Struggling U.S. retailer Sears (NASDAQ:SHLD), on Wednesday announced a bunch of new financial maneuvers, roughly a month after the company bought itself more time by extending its debt while announcing that it was pursuing new financing.
While Sears’ struggles have been apparent for years with the company aggressively downsizing, this time, the language in the company’s press release discussing the company’s next financial steps suggests that the retailer may soon be out of runway.
The company on Wednesday said it raised $100 million in new financing, is pursuing an additional $200 million, is amending its existing lien notes, and is pursuing additional credit while seeking to improve the terms on more than $1 billion in its non-first lien debt.
Sears is continuing to pursue a secured credit facility, consisting of an approximately $407 million first lien tranche and a second lien tranche of up to $200 million, secured by the 138 properties currently subject to a ring-fence arrangement with the Pension Benefit Guaranty Corporation. The 138 properties have an aggregate appraised value of approximately $985 million.
In discussing the financial adjustments that the company is pursuing, and therefore are not guaranteed, Sears noted that, if its efforts to complete these transactions are not fully successful, the board will “consider all other options to maximize the value of its assets.”
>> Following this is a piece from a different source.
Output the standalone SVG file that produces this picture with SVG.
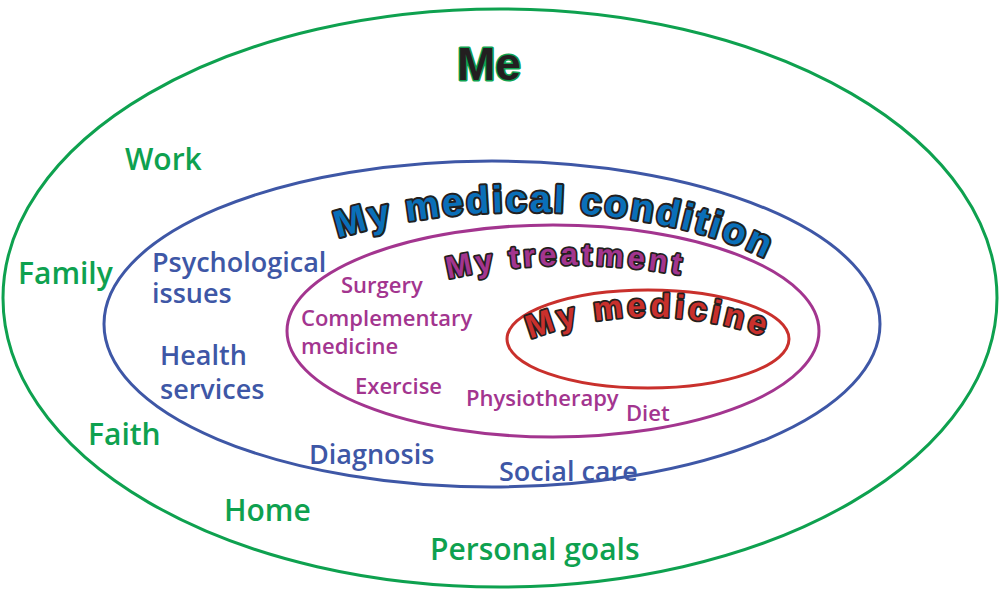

"We made significant progress in 2017 through our efforts to reset our cost base and enhance our liquidity, as well as our recently announced agreement with the PBGC to pre-fund our contributions to our pension plan for the next two years. The initiatives we have announced today build on those achievements and make clear our determination to remain a viable competitor in the challenging retail environment,” Sears Chairman and CEO Eddie Lampert said in a statement.